I'm going to Kansas, maybe for the last time. Even if I do someday enter within the borders of the Sunflower State again, it won't be the same thing as "going to Kansas." See, our annual family vacations consisted of piling the whole bunch into as many vehicles required and then driving from North Carolina to Kansas. While there, we would spend several days enjoying the local, uh, attractions and visiting my maternal grandparents. Then we'd drive back. Each leg of the trip was two full days of driving, rising earlier than the sun did and arriving at our destination sometime after it had disappeared over the horizon.

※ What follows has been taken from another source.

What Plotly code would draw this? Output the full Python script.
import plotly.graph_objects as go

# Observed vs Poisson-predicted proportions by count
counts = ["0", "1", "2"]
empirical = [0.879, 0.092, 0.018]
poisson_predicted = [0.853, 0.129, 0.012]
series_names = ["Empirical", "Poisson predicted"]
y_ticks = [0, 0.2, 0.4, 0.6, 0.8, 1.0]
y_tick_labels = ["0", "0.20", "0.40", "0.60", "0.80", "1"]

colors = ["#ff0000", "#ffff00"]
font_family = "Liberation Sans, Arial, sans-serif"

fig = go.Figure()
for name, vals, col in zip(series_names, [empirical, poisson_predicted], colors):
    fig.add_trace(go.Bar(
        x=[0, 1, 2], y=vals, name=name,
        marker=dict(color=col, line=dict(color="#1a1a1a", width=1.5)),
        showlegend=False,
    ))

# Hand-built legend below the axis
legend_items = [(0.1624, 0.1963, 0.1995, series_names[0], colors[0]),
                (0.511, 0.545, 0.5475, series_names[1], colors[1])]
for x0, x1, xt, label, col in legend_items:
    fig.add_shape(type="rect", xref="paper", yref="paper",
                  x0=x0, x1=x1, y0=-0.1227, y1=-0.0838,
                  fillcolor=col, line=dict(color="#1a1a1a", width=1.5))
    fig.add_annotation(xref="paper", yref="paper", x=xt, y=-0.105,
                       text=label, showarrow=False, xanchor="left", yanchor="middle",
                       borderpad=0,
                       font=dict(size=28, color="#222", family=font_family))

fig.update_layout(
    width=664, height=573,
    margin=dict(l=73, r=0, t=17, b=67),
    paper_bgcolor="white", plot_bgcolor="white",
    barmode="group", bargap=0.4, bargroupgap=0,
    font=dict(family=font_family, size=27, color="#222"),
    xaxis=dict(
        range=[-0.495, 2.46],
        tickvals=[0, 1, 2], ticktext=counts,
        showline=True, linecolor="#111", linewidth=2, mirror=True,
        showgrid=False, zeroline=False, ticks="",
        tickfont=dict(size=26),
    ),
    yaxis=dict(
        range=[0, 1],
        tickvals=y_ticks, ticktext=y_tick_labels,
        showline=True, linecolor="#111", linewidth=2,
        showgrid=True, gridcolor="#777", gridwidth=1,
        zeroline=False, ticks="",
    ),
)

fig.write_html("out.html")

People have always found our annual pilgrimages fascinating. In fact, they find the fact that I have a Kansas connection fascinating. Suddenly, I become the closest thing they've ever known of a person who came from Kansas. "I'm not from Kansas," I tell them, "My mother is from Kansas." They shrug and ask if it's really as flat as they've heard. Josh is particularly amused by it. His last two ex-girlfriends had Nicaraguan and Chinese heritage. Yeah, well, his current girlfriend is half-Kansan.

I don't know how Kansan I actually am. There is a lot of my mother in me, but how much of it is from her home state and how much of it is just her? I do claim my midwestern heritage, but I'm not sure why. I feel certain that it's a part of me, but I'm not sure which part: my skin tone, my sense of humor, my love of corn? Is it really only from all those week-long visits as a kid?

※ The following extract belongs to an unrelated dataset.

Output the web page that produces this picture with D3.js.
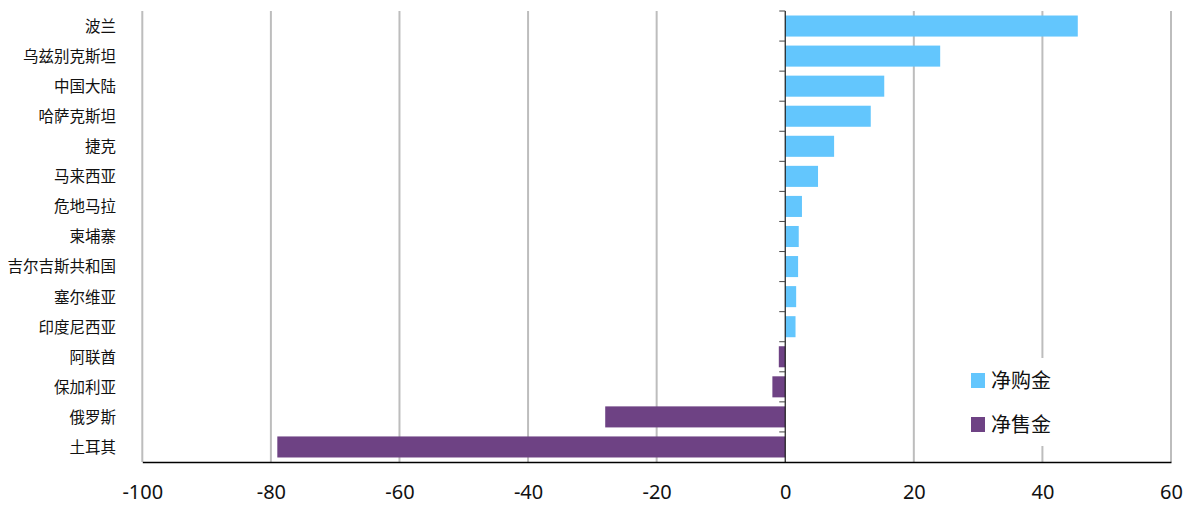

It seems now that my Kansan roots are being uprooted. My grandmother, eighty-seven years old in the shade, is moving from her gigantic farmhouse, which is mere miles from where she was born, to a tiny town in the mountains of western North Carolina. My parents are going to fetch her and bring her to her new home, vastly different from her old in that it has trees and hills and, you know, neighbors. Not a lot, and you can't see them because of the aforementioned trees, but neighbors nonetheless. She's selling the farmhouse and the barn and a chunk of the land. So even if I happen to find myself driving down a long and straight road with neverending fields on either side of me, I can't go back to the farm. I suppose I'll just be like all the other Kansas tourists. I can only assume they're from Oklahoma or Nebraska or somewhere really boring.

And, because it's my last chance, I'm taking Josh. It seems like a big deal to me, like bringing him to Thanksgiving at my parents', but times a hundred. I've watched all my siblings bring spouses through the initiation ritual of a Kansas trip. It's bonding by shared experience. I'm sorry that you don't like taking baths, but this dusty farmhouse with no showers is a part of my childhood. That decrepit barn is important to me, so take my picture in front of it before it falls down. To us kids, it's a shared family memory. Even though everyone didn't get to go every year, we all have the same idea of what going to Kansas smells and sounds and tastes like. It's a bit hard to explain to our peers, who went to the beach during their summer vacations. How can you know what it's like to be in this family if you've never been to Kansas?